Tata Steel emerged as the top gainer by climbing 2.63% after the company returned to profit in the quarter ended 30 June 2017.
In the metal space, Hindustan Aluminium, Nalco, Vedanta, SAIL and NMDC too showed some strength. Among the sectoral indices, realty was the hardest hit, down 4.53%, followed by oil & gas (2.16%), PSU (2.08%), power (1.88%), FMCG (1.50%), bank (1.34%), healthcare (1.32%), capital goods (0.93%), teck (0.65%), IT (0.60%) and auto (0.39%).
Meanwhile the rupee yesterday closed stronger on sales of the US currency by private banks and tracking the dollars’ weakness against the Asian currencies overseas.

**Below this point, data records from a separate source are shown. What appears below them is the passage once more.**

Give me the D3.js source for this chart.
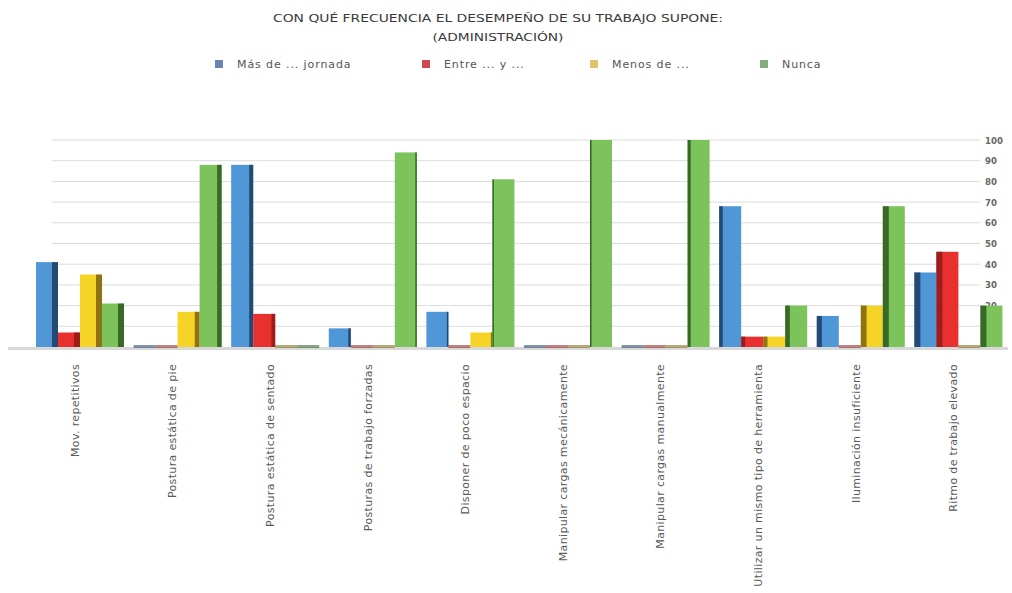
<!DOCTYPE html>
<html><head><meta charset="utf-8">
<script src="https://cdn.jsdelivr.net/npm/d3@7"></script>
<style>body{margin:0;background:#fff}svg{display:block}</style>
</head><body>
<svg id="c" width="1012" height="593"></svg>
<script>
const categories = ["Mov. repetitivos","Postura estática de pie","Postura estática de sentado","Posturas de trabajo forzadas","Disponer de poco espacio","Manipular cargas mecánicamente","Manipular cargas manualmente","Utilizar un mismo tipo de herramienta","Iluminación insuficiente","Ritmo de trabajo elevado"];
const seriesNames = ["Más de ... jornada","Entre ... y ...","Menos de ...","Nunca"];
const masDe   = [41, 0, 88, 9, 17, 0, 0, 68, 15, 36];
const entre   = [7, 0, 16, 0, 0, 0, 0, 5, 0, 46];
const menosDe = [35, 17, 0, 0, 7, 0, 0, 5, 20, 0];
const nunca   = [21, 88, 0, 94, 81, 100, 100, 20, 68, 20];
const yTicks = [10,20,30,40,50,60,70,80,90,100];
const titleLines = ["CON QUÉ FRECUENCIA EL DESEMPEÑO DE SU TRABAJO SUPONE:","(ADMINISTRACIÓN)"];

const colors = ["#4f97d6","#e8312f","#f6d327","#7cc35c"];
const darks  = ["#1d3b63","#8c1b17","#7d6210","#2d5a1d"];
const legendColors = ["#6a86b0","#d2474b","#dcc46e","#86ab7c"];
const values = [masDe, entre, menosDe, nunca];

const svg = d3.select("#c");
const font = "'DejaVu Sans Condensed','DejaVu Sans',sans-serif";
const font2 = "'DejaVu Sans',sans-serif";

// title
svg.append("text").attr("x",498).attr("y",22).attr("text-anchor","middle")
  .attr("font-family",font).attr("font-size",11).attr("fill","#3a3a3a")
  .attr("textLength",450).attr("lengthAdjust","spacingAndGlyphs").text(titleLines[0]);
svg.append("text").attr("x",498).attr("y",41).attr("text-anchor","middle")
  .attr("font-family",font).attr("font-size",11).attr("fill","#3a3a3a")
  .attr("textLength",131).attr("lengthAdjust","spacingAndGlyphs").text(titleLines[1]);

// legend
const legX = [215, 422, 590, 760];
seriesNames.forEach((n,i)=>{
  const g = svg.append("g").attr("transform",`translate(${legX[i]},64)`);
  g.append("rect").attr("x",0).attr("y",-4).attr("width",8).attr("height",8).attr("fill",legendColors[i]);
  g.append("text").attr("x",22).attr("y",4).attr("font-family",font2).attr("font-size",11)
    .attr("letter-spacing",0.9).attr("fill","#555").text(n);
});

const x0 = d3.scaleBand().domain(categories).range([31.2,1007.2]).paddingInner(0.098).paddingOuter(0.049);
const x1 = d3.scaleBand().domain(d3.range(4)).range([0,x0.bandwidth()]);
const y = d3.scaleLinear().domain([0,100]).range([347,140]);

// gridlines
svg.append("g").selectAll("line").data(yTicks).join("line")
  .attr("x1",52).attr("x2",980).attr("y1",d=>y(d)).attr("y2",d=>y(d))
  .attr("stroke","#dcdcdc").attr("stroke-width",1);

// right axis tick labels
const axis = d3.axisRight(y).tickValues(yTicks).tickSize(0).tickPadding(0).tickFormat(d3.format("d"));
const ag = svg.append("g").attr("transform","translate(985,0)").call(axis);
ag.select(".domain").remove();
ag.selectAll("text").attr("font-family",font).attr("font-size",9.5).attr("font-weight","bold").attr("fill","#666");

// floor shadow
svg.append("line").attr("x1",8).attr("x2",1008).attr("y1",348.5).attr("y2",348.5)
  .attr("stroke","#c8c8c8").attr("stroke-width",3).attr("opacity",0.7);

// bars
const mid = 500;
categories.forEach((c,ci)=>{
  values.forEach((arr,si)=>{
    const v = arr[ci];
    const bx = x0(c) + x1(si);
    const bw = x1.bandwidth();
    const cx = bx + bw/2;
    if (v === 0) {
      svg.append("rect").attr("x",bx).attr("y",y(0)-2).attr("width",bw).attr("height",3)
        .attr("fill",darks[si]).attr("opacity",0.55);
      return;
    }
    const top = y(v), h = y(0)-y(v);
    svg.append("rect").attr("x",bx).attr("y",top).attr("width",bw).attr("height",h).attr("fill",colors[si]);
    const s = Math.max(1.5, Math.min(6, Math.abs(cx-mid)/450*7));
    const sx = cx < mid ? bx + bw - s : bx;
    svg.append("rect").attr("x",sx).attr("y",top).attr("width",s).attr("height",h).attr("fill",darks[si]).attr("opacity",0.85);
  });
});

// category labels
const xg = svg.append("g");
categories.forEach(c=>{
  xg.append("text")
    .attr("transform",`translate(${x0(c)+x0.bandwidth()/2-5},364) rotate(-90)`)
    .attr("text-anchor","end").attr("dy","0.35em")
    .attr("font-family",font2).attr("font-size",11).attr("letter-spacing",0.35)
    .attr("fill","#5a5a5a").text(c);
});
</script>
</body></html>
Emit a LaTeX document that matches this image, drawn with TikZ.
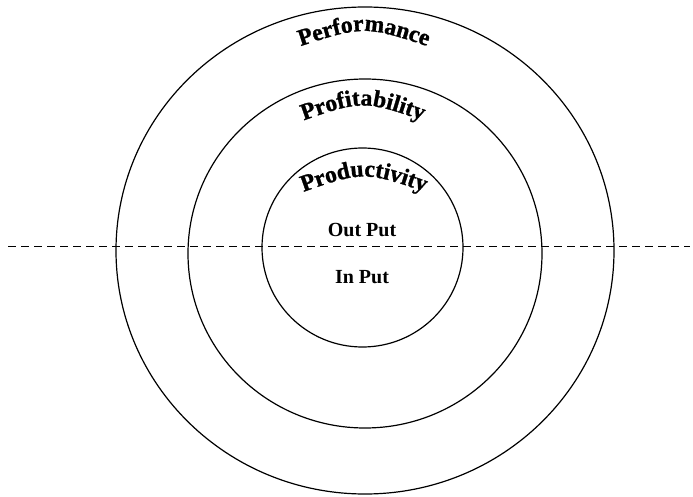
\documentclass[tikz,border=0pt]{standalone}
\usepackage{fontspec}
\setmainfont{Liberation Serif}
\newfontface\archface{Liberation Serif Bold}[FakeBold=1.2]
\usetikzlibrary{shapes.geometric,decorations.text}

\newcommand{\arcfont}{\archface\fontsize{23.5}{23.5}\selectfont}

\begin{document}
\begin{tikzpicture}[x=1pt,y=1pt,
  ring/.style={ellipse,draw,line width=1.2pt,inner sep=0pt},
  arctext/.style={decorate,decoration={text along path,text align=center,
      text format delimiters={|}{|},text={|\arcfont|#1}}},
  io/.style={font=\fontsize{20}{20}\selectfont\bfseries},
  split/.style={dash pattern=on 8pt off 5pt,line width=1pt}]

\useasboundingbox (0,0) rectangle (693,496);

\node[ring,minimum width=498,minimum height=487] (perf) at (365,245.5) {};
\node[ring,minimum width=354,minimum height=349] (prof) at (365,242.5) {};
\node[ring,minimum width=201,minimum height=199] (prod) at (362.5,248.5) {};

\path[arctext=Performance] (292,447) .. controls (364,471) .. (436,447);
\path[arctext=Profitability] (291,371) .. controls (363,397) .. (435,371);
\path[arctext=Productivity] (292,300) .. controls (364,326) .. (436,300);

\node[io] (out) at (362,266) {Out Put};
\node[io] (in) at (362,219) {In Put};

\coordinate (west) at (8,250);
\coordinate (east) at (690,250);
\draw[split] (west) -- (east);
\end{tikzpicture}
\end{document}
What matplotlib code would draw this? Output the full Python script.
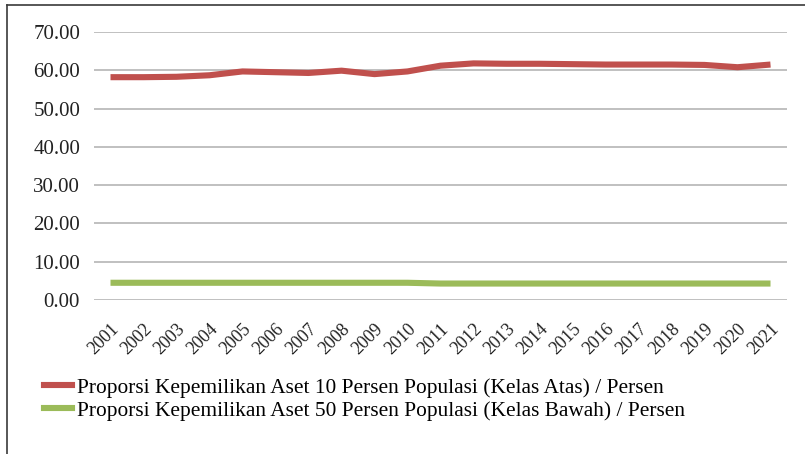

The rupee closed at 63.64 a dollar, up 0.28% from its Monday’s close of 63.81. The rupee opened at 63.76 a dollar and touched a high and a low of 63.62 and 63.80 respectively. “Two large private banks were reported selling dollars for their customers,” Bloomberg report said. The 10-year bond yield closed at 6.457%, compared to its previous close of 6.458%. Bond yields and prices move in opposite directions.
So far this year, the rupee gained 6.6% while foreign institutional investors (FIIs) bought $8.71bn and $18.49bn in equity and debt markets, respectively. Asian currencies were trading higher as dollar weakened. China offshore was up 0.29%, China renminbi 0.27%, Philippines peso 0.23%, Japanese yen 0.13%, Singapore dollar 0.13% and Thai baht 0.07%. However, Hong Kong dollar was down 0.05%.